A Gradient Boosted Mixed-Model Machine Learning Framework for Vessel Speed in the U.S. Arctic

Understanding how environmental and operational conditions influence vessel speed is crucial for characterizing navigational conditions in the Arctic. We analyzed Automatic Identification System (AIS) data from 2010-2019 to examine vessel speed over ground (SOG). Over half of the AIS records showed zero SOG, and treating zero and positive SOG as a single continuous process can obscure important patterns. We therefore applied a two-stage machine learning framework, first modeling the probability of SOG greater than zero and then modeling SOG conditional on being positive. AIS observations were integrated with sea ice concentration, course over ground, wind, bathymetric depth, distance to coast, vessel group, and navigational status.

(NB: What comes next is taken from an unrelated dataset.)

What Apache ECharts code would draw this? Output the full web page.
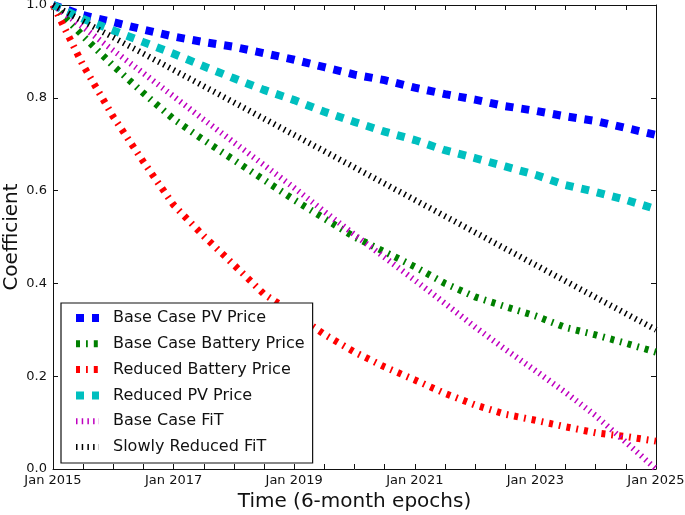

Gradient boosted decision trees with random effects captured nonlinear environmental responses while accounting for repeated observations. The positive SOG classifier achieved strong discrimination (AUC = 0.85), while the conditional speed model explained approximately 77 percent of out-of-fold variance. SHAP values quantified covariate effects by decomposing model predictions into additive contributions from individual variables. Distance to coast and bathymetric depth were dominant determinants of both the likelihood and magnitude of vessel speed, while changes in course, vessel group, and navigational status introduced secondary variation. Wind and sea ice effects were modest. Together, these results empirically characterize Arctic vessel operating regimes relevant to speed management and corridor-level assessment.